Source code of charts
============================================================

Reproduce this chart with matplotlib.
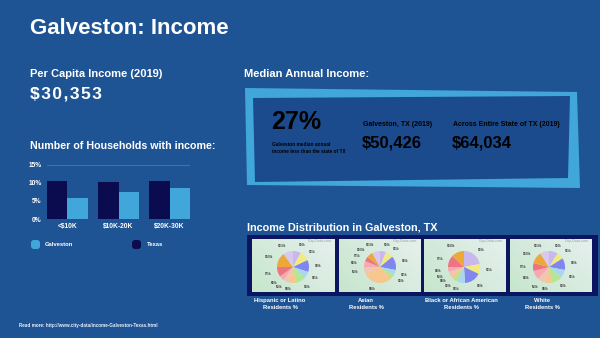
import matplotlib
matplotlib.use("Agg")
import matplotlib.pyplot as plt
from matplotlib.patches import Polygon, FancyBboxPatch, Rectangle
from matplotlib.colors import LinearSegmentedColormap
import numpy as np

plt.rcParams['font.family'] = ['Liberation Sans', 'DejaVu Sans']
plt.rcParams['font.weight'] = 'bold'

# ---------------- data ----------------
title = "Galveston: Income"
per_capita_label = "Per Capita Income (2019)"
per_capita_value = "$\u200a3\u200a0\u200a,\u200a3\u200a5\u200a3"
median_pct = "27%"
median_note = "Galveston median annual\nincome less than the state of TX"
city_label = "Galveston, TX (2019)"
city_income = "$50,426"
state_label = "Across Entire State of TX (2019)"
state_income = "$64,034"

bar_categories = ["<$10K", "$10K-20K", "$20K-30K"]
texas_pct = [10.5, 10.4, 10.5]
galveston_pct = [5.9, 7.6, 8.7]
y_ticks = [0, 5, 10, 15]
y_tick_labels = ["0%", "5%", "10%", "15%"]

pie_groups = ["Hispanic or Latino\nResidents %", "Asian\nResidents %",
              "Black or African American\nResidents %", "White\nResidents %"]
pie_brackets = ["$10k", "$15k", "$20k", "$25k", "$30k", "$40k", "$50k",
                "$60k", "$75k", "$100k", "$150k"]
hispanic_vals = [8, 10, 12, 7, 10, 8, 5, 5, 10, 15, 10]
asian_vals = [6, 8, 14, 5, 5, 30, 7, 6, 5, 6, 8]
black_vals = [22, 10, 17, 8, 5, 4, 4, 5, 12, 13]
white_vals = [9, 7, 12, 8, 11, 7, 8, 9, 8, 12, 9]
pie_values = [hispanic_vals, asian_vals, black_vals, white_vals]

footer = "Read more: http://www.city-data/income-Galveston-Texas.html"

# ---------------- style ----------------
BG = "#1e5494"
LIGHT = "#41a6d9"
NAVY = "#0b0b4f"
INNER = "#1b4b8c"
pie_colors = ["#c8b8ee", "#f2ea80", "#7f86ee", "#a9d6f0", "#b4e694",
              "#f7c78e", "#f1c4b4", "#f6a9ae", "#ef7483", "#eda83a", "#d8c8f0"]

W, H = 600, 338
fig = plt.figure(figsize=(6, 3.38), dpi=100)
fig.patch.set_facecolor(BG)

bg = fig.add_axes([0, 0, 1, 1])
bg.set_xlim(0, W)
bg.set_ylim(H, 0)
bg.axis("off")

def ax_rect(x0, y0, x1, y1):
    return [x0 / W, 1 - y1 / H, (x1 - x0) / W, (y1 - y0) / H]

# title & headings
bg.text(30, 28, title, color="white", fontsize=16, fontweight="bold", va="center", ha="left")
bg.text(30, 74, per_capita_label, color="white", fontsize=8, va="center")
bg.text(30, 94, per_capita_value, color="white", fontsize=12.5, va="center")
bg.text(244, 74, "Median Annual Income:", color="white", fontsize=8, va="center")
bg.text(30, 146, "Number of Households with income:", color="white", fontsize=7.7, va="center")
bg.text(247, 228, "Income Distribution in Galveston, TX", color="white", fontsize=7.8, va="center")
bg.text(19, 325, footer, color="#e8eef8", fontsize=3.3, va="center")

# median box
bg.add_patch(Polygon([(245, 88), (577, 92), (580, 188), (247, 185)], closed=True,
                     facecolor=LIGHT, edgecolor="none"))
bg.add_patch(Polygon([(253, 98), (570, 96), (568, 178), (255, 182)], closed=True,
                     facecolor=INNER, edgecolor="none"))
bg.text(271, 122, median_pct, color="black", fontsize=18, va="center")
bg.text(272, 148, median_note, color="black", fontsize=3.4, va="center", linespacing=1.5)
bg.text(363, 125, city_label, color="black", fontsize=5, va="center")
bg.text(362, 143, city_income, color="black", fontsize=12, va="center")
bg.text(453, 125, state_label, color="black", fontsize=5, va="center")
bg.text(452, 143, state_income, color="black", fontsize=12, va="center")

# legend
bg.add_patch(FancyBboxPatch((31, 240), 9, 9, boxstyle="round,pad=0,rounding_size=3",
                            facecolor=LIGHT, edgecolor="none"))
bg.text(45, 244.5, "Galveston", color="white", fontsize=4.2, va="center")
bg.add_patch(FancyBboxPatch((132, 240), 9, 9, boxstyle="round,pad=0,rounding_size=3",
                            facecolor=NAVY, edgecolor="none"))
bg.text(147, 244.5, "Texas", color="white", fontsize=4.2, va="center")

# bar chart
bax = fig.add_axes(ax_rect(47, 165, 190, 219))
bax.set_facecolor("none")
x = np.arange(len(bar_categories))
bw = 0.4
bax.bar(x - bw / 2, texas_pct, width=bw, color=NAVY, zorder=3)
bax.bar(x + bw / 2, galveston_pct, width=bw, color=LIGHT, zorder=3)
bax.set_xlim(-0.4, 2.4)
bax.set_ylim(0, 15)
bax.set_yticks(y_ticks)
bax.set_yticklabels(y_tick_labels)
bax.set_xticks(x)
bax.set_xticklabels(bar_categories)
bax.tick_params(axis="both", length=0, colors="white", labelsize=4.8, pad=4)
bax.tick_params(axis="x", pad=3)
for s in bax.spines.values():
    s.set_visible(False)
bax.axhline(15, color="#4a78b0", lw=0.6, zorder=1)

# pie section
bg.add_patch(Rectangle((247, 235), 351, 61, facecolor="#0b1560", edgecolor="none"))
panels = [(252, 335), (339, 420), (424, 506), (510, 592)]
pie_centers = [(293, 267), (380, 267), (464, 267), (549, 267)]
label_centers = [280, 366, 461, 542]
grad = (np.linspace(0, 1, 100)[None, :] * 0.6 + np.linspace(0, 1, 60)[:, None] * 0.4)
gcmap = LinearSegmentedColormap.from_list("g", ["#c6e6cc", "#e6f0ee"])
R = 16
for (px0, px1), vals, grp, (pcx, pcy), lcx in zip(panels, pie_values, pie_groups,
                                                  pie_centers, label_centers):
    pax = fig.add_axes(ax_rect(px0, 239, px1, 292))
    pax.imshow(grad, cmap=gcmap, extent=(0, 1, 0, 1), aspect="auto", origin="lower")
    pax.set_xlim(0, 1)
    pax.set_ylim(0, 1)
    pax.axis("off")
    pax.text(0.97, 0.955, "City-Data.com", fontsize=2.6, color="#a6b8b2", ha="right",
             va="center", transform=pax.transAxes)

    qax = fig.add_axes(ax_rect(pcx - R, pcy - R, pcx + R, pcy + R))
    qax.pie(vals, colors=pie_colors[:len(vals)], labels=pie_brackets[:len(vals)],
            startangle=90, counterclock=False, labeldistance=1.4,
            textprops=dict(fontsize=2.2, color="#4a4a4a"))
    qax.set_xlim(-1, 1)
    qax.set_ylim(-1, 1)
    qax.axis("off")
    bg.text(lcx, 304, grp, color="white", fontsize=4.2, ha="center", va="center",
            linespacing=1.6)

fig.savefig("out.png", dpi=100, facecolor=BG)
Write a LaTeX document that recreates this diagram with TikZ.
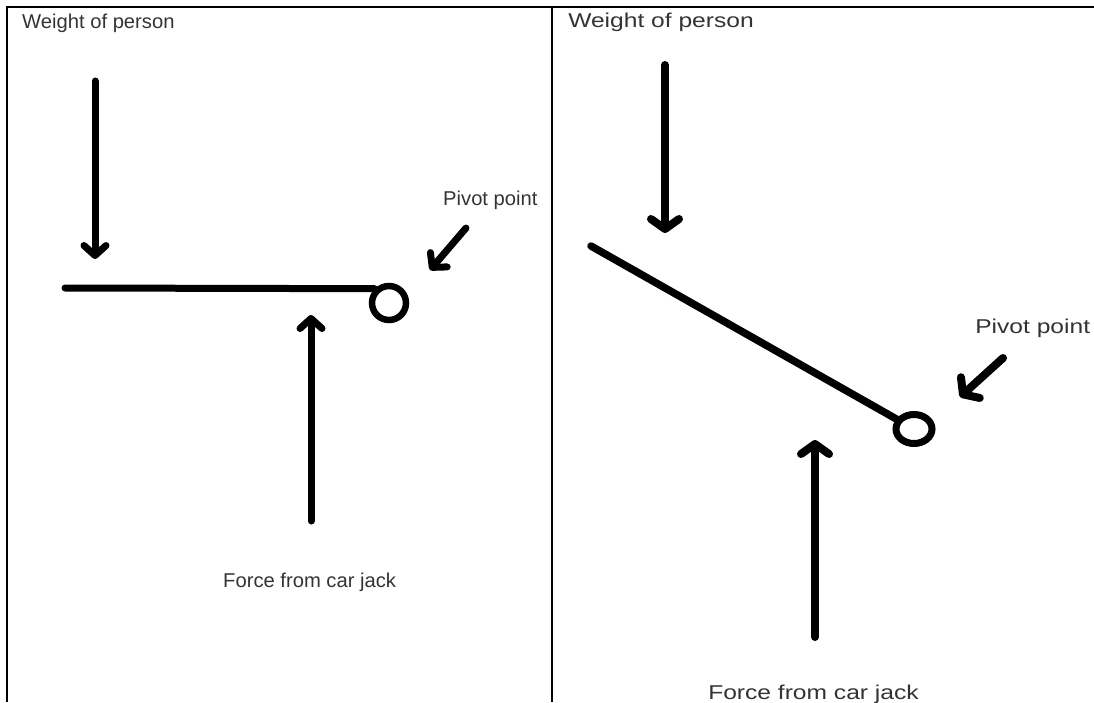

============================================================

→ THE EXERCISE
Transcribe all the lines above exactly, apart from the pictures.

→ SOLUTION TO THIS TASK
Reproduce this chart with matplotlib.
import matplotlib
matplotlib.use("Agg")
import matplotlib.pyplot as plt
from matplotlib.patches import Polygon, FancyBboxPatch, Rectangle
from matplotlib.colors import LinearSegmentedColormap
import numpy as np

plt.rcParams['font.family'] = ['Liberation Sans', 'DejaVu Sans']
plt.rcParams['font.weight'] = 'bold'

# ---------------- data ----------------
title = "Galveston: Income"
per_capita_label = "Per Capita Income (2019)"
per_capita_value = "$\u200a3\u200a0\u200a,\u200a3\u200a5\u200a3"
median_pct = "27%"
median_note = "Galveston median annual\nincome less than the state of TX"
city_label = "Galveston, TX (2019)"
city_income = "$50,426"
state_label = "Across Entire State of TX (2019)"
state_income = "$64,034"

bar_categories = ["<$10K", "$10K-20K", "$20K-30K"]
texas_pct = [10.5, 10.4, 10.5]
galveston_pct = [5.9, 7.6, 8.7]
y_ticks = [0, 5, 10, 15]
y_tick_labels = ["0%", "5%", "10%", "15%"]

pie_groups = ["Hispanic or Latino\nResidents %", "Asian\nResidents %",
              "Black or African American\nResidents %", "White\nResidents %"]
pie_brackets = ["$10k", "$15k", "$20k", "$25k", "$30k", "$40k", "$50k",
                "$60k", "$75k", "$100k", "$150k"]
hispanic_vals = [8, 10, 12, 7, 10, 8, 5, 5, 10, 15, 10]
asian_vals = [6, 8, 14, 5, 5, 30, 7, 6, 5, 6, 8]
black_vals = [22, 10, 17, 8, 5, 4, 4, 5, 12, 13]
white_vals = [9, 7, 12, 8, 11, 7, 8, 9, 8, 12, 9]
pie_values = [hispanic_vals, asian_vals, black_vals, white_vals]

footer = "Read more: http://www.city-data/income-Galveston-Texas.html"

# ---------------- style ----------------
BG = "#1e5494"
LIGHT = "#41a6d9"
NAVY = "#0b0b4f"
INNER = "#1b4b8c"
pie_colors = ["#c8b8ee", "#f2ea80", "#7f86ee", "#a9d6f0", "#b4e694",
              "#f7c78e", "#f1c4b4", "#f6a9ae", "#ef7483", "#eda83a", "#d8c8f0"]

W, H = 600, 338
fig = plt.figure(figsize=(6, 3.38), dpi=100)
fig.patch.set_facecolor(BG)

bg = fig.add_axes([0, 0, 1, 1])
bg.set_xlim(0, W)
bg.set_ylim(H, 0)
bg.axis("off")

def ax_rect(x0, y0, x1, y1):
    return [x0 / W, 1 - y1 / H, (x1 - x0) / W, (y1 - y0) / H]

# title & headings
bg.text(30, 28, title, color="white", fontsize=16, fontweight="bold", va="center", ha="left")
bg.text(30, 74, per_capita_label, color="white", fontsize=8, va="center")
bg.text(30, 94, per_capita_value, color="white", fontsize=12.5, va="center")
bg.text(244, 74, "Median Annual Income:", color="white", fontsize=8, va="center")
bg.text(30, 146, "Number of Households with income:", color="white", fontsize=7.7, va="center")
bg.text(247, 228, "Income Distribution in Galveston, TX", color="white", fontsize=7.8, va="center")
bg.text(19, 325, footer, color="#e8eef8", fontsize=3.3, va="center")

# median box
bg.add_patch(Polygon([(245, 88), (577, 92), (580, 188), (247, 185)], closed=True,
                     facecolor=LIGHT, edgecolor="none"))
bg.add_patch(Polygon([(253, 98), (570, 96), (568, 178), (255, 182)], closed=True,
                     facecolor=INNER, edgecolor="none"))
bg.text(271, 122, median_pct, color="black", fontsize=18, va="center")
bg.text(272, 148, median_note, color="black", fontsize=3.4, va="center", linespacing=1.5)
bg.text(363, 125, city_label, color="black", fontsize=5, va="center")
bg.text(362, 143, city_income, color="black", fontsize=12, va="center")
bg.text(453, 125, state_label, color="black", fontsize=5, va="center")
bg.text(452, 143, state_income, color="black", fontsize=12, va="center")

# legend
bg.add_patch(FancyBboxPatch((31, 240), 9, 9, boxstyle="round,pad=0,rounding_size=3",
                            facecolor=LIGHT, edgecolor="none"))
bg.text(45, 244.5, "Galveston", color="white", fontsize=4.2, va="center")
bg.add_patch(FancyBboxPatch((132, 240), 9, 9, boxstyle="round,pad=0,rounding_size=3",
                            facecolor=NAVY, edgecolor="none"))
bg.text(147, 244.5, "Texas", color="white", fontsize=4.2, va="center")

# bar chart
bax = fig.add_axes(ax_rect(47, 165, 190, 219))
bax.set_facecolor("none")
x = np.arange(len(bar_categories))
bw = 0.4
bax.bar(x - bw / 2, texas_pct, width=bw, color=NAVY, zorder=3)
bax.bar(x + bw / 2, galveston_pct, width=bw, color=LIGHT, zorder=3)
bax.set_xlim(-0.4, 2.4)
bax.set_ylim(0, 15)
bax.set_yticks(y_ticks)
bax.set_yticklabels(y_tick_labels)
bax.set_xticks(x)
bax.set_xticklabels(bar_categories)
bax.tick_params(axis="both", length=0, colors="white", labelsize=4.8, pad=4)
bax.tick_params(axis="x", pad=3)
for s in bax.spines.values():
    s.set_visible(False)
bax.axhline(15, color="#4a78b0", lw=0.6, zorder=1)

# pie section
bg.add_patch(Rectangle((247, 235), 351, 61, facecolor="#0b1560", edgecolor="none"))
panels = [(252, 335), (339, 420), (424, 506), (510, 592)]
pie_centers = [(293, 267), (380, 267), (464, 267), (549, 267)]
label_centers = [280, 366, 461, 542]
grad = (np.linspace(0, 1, 100)[None, :] * 0.6 + np.linspace(0, 1, 60)[:, None] * 0.4)
gcmap = LinearSegmentedColormap.from_list("g", ["#c6e6cc", "#e6f0ee"])
R = 16
for (px0, px1), vals, grp, (pcx, pcy), lcx in zip(panels, pie_values, pie_groups,
                                                  pie_centers, label_centers):
    pax = fig.add_axes(ax_rect(px0, 239, px1, 292))
    pax.imshow(grad, cmap=gcmap, extent=(0, 1, 0, 1), aspect="auto", origin="lower")
    pax.set_xlim(0, 1)
    pax.set_ylim(0, 1)
    pax.axis("off")
    pax.text(0.97, 0.955, "City-Data.com", fontsize=2.6, color="#a6b8b2", ha="right",
             va="center", transform=pax.transAxes)

    qax = fig.add_axes(ax_rect(pcx - R, pcy - R, pcx + R, pcy + R))
    qax.pie(vals, colors=pie_colors[:len(vals)], labels=pie_brackets[:len(vals)],
            startangle=90, counterclock=False, labeldistance=1.4,
            textprops=dict(fontsize=2.2, color="#4a4a4a"))
    qax.set_xlim(-1, 1)
    qax.set_ylim(-1, 1)
    qax.axis("off")
    bg.text(lcx, 304, grp, color="white", fontsize=4.2, ha="center", va="center",
            linespacing=1.6)

fig.savefig("out.png", dpi=100, facecolor=BG)
Write a LaTeX document that recreates this diagram with TikZ.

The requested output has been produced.